Masih menurut pengusaha advertising ini, bahwa politik uang sudah sangat parah, kondisinya sudah demikian, seperti tidak dapat dihindari. Akademisi juga sudah demikian adanya, sangat sulit merubahnya.

Dengan kondisi yang semakin parah itu, maka dalam menyampaikan kebenaran, tidak perlu lagi sopan santun, sampaikan saja dengan gamblang sejelas-jelasnya, agar tidak dianggap angin lalu.

Sampai kapan pun, masyarakat tetap akan bodoh, karena memang diinginkan untuk terus bodoh, tidak perlu ada pendidikan politik, sebab hanya akan menyulitkan kelompok oligarki yang selama ini menguasai pemilu.

Khariadi Asa, seorang jurnalis dan mantan penyelenggara pemilu mengatakan, bahwa terkait berita hoax yang banyak di media sosial, Kementrian Kominfo setiap tahun selalu mendeteksi ribuan berita tersebut dan mengklarifikasinya.

Namun entah kenapa, selalu saja mucul berita hoax dan itu sangat memberi pengaruh pada masyarakat. Rupanya, kemajuan teknologi yang melanda masyarakat, tidak dibarengi dengan kemampuan literasi.

Sementara itu, seorang politisi baru perempuan dari Partai NasDem Hastati mengatakan, bahwa dalam komunikasinya dengan masyarsakat selalu terhambat oleh pertanyaan soal ada tidaknya uang yang dimiliki.

Selalu ia sampaikan bahwa, tujuannya terjun politik justru dalam rangka melawan money politic, jadi pasti tidak ada uang untuk money politic. “Kalau semua calon melakukan hal seperti ini, pemilu akan lebih baik,” katanya.
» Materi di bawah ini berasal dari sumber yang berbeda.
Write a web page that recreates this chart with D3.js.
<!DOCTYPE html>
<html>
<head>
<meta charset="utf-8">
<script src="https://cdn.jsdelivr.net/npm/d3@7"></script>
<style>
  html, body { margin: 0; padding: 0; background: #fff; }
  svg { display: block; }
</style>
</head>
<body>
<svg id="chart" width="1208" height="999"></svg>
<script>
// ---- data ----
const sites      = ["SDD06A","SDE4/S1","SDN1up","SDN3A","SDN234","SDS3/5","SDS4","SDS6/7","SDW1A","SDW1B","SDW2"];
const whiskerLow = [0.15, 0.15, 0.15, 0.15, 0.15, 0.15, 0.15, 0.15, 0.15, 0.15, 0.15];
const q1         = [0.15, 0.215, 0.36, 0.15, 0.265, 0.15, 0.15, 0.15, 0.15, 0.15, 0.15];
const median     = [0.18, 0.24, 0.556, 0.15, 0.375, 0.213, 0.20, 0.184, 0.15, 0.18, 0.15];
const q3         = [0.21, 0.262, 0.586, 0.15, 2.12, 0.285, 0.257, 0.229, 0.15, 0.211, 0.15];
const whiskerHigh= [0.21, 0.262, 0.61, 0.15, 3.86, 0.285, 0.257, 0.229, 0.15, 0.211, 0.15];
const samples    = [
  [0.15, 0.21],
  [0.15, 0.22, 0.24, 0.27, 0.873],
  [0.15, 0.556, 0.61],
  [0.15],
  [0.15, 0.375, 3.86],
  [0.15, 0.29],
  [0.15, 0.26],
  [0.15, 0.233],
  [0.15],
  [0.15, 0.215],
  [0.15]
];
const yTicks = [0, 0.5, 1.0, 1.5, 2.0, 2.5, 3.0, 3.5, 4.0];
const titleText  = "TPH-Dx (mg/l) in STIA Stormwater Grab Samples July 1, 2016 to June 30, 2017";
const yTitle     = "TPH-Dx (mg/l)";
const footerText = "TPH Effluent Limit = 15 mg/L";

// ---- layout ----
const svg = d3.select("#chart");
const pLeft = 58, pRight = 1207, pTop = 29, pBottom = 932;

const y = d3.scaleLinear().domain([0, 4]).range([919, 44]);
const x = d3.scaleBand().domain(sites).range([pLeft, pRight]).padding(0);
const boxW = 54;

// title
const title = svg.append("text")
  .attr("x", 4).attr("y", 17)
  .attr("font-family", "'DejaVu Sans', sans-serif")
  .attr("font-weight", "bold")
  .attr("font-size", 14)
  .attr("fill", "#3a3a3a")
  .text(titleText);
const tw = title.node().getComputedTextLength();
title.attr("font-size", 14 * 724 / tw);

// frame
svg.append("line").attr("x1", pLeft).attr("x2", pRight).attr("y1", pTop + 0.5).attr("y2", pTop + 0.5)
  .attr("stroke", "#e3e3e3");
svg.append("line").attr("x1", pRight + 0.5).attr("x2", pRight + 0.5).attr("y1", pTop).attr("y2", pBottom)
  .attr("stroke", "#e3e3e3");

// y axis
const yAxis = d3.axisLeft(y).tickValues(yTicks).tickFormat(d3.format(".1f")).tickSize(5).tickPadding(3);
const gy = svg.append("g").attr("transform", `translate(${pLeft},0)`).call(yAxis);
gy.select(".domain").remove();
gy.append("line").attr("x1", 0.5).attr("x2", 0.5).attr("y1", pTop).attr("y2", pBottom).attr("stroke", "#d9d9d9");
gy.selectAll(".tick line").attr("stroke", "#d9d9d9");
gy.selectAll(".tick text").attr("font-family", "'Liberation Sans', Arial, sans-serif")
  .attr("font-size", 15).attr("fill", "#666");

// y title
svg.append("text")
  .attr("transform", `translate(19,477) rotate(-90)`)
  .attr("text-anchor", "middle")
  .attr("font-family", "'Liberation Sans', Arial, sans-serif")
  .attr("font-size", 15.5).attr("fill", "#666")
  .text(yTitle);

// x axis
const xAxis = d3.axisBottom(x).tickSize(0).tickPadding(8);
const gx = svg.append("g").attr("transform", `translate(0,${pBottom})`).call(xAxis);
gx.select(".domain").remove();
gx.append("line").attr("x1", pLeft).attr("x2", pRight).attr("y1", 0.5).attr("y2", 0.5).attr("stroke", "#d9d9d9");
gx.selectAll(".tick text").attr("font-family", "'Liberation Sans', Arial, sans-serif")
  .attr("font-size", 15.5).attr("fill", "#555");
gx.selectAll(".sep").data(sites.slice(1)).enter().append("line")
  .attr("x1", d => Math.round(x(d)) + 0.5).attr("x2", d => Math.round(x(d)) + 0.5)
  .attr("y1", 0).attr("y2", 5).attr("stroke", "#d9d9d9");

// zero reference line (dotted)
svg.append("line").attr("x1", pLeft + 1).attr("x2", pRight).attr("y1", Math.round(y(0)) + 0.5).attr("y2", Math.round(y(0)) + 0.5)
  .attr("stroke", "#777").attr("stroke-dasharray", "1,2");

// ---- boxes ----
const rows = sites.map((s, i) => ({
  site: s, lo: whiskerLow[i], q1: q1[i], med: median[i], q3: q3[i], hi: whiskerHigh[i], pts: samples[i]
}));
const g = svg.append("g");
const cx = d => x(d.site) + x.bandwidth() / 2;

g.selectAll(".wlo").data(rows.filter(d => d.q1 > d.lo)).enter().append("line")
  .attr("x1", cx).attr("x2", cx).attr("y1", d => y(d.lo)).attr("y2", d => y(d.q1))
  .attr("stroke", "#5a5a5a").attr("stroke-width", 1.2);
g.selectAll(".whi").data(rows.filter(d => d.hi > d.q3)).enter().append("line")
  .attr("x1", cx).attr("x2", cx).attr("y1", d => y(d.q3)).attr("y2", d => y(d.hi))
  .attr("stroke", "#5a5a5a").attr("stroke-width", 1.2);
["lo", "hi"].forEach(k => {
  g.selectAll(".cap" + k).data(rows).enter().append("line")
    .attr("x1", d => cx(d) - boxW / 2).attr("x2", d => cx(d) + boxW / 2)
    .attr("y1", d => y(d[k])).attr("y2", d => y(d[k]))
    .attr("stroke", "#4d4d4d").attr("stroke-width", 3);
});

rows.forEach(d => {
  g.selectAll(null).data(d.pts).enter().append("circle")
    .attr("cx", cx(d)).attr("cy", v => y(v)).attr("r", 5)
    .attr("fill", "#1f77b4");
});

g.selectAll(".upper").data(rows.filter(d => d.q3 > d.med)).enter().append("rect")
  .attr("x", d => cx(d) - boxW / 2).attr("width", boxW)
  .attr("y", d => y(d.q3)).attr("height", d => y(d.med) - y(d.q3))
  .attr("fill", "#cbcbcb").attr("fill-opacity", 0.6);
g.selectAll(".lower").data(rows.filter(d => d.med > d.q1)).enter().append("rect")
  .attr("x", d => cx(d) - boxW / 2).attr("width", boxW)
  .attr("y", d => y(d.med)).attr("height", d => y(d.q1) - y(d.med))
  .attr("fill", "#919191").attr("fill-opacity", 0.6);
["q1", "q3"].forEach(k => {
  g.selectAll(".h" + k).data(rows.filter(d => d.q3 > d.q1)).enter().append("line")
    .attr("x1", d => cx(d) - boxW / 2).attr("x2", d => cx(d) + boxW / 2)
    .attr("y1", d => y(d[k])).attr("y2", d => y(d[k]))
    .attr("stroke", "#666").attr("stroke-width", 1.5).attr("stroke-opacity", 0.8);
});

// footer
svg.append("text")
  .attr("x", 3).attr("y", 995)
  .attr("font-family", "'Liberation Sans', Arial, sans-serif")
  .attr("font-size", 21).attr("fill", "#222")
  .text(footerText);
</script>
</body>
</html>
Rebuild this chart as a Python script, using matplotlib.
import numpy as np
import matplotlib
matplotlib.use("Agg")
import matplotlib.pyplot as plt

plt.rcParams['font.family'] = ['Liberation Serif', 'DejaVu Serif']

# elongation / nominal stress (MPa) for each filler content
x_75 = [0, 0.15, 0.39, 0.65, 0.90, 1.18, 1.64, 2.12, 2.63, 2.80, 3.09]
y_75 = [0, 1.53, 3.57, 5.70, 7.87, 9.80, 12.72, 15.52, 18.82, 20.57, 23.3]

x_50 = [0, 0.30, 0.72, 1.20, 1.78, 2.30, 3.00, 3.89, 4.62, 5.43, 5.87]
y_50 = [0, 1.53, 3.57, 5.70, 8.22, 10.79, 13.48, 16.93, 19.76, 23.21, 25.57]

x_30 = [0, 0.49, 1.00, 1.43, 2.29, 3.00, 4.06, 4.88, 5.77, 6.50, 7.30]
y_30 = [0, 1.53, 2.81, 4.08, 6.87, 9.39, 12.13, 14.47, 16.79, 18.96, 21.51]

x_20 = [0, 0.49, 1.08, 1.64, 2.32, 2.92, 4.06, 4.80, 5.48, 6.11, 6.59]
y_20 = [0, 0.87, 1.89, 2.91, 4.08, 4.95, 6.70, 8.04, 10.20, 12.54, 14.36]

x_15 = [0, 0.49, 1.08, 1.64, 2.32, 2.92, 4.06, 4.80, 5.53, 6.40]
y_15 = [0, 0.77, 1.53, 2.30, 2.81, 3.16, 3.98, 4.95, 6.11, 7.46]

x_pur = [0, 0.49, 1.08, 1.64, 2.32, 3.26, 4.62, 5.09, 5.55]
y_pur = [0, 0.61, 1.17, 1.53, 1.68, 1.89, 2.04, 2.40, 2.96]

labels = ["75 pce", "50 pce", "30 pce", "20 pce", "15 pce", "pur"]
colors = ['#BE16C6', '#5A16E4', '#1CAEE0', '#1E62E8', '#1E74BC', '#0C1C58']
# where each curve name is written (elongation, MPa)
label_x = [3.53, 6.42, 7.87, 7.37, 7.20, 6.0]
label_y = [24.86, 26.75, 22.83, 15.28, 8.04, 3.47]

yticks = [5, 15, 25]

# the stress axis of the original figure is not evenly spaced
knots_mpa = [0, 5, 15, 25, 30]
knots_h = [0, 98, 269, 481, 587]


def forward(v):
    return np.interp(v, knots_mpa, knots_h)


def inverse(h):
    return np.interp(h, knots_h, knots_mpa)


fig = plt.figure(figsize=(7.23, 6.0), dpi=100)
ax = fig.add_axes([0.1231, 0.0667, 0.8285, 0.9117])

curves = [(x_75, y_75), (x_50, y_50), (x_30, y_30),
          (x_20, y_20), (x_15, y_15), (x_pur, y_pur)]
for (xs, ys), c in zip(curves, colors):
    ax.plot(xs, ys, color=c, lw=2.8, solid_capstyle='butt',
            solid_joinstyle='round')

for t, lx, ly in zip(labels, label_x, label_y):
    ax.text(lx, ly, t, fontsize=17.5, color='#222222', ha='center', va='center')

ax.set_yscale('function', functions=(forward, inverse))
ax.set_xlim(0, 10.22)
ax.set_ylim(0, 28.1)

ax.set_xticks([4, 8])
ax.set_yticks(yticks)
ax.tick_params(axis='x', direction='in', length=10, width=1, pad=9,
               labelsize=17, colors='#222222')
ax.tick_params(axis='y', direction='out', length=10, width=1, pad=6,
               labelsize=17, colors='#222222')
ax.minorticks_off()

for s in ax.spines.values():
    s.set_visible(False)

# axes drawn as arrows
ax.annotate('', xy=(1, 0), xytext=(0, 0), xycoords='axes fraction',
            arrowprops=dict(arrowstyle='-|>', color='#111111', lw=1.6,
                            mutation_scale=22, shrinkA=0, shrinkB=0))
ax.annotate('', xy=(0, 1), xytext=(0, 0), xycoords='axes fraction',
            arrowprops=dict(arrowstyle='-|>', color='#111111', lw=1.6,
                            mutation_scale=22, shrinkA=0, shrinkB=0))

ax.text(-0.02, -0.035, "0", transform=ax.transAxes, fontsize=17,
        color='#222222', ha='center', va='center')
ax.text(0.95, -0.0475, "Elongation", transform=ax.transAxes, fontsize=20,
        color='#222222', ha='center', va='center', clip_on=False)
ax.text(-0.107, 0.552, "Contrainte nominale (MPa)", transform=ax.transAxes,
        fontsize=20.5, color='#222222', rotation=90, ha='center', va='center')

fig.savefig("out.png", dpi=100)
Lain halnya dengan Lidia Agustina, milenial yang aktif dalam berbagai organisasi ini, memberikan gambaran bahwa anak muda sekarang sepertinya apatis terhadap pemilu. “Untuk apa anak muda ikut sibuk pemilu, toh tidak berdampak langsung dengan mereka. Lebih baik memikirkan diri sendiri saja,” terangnya.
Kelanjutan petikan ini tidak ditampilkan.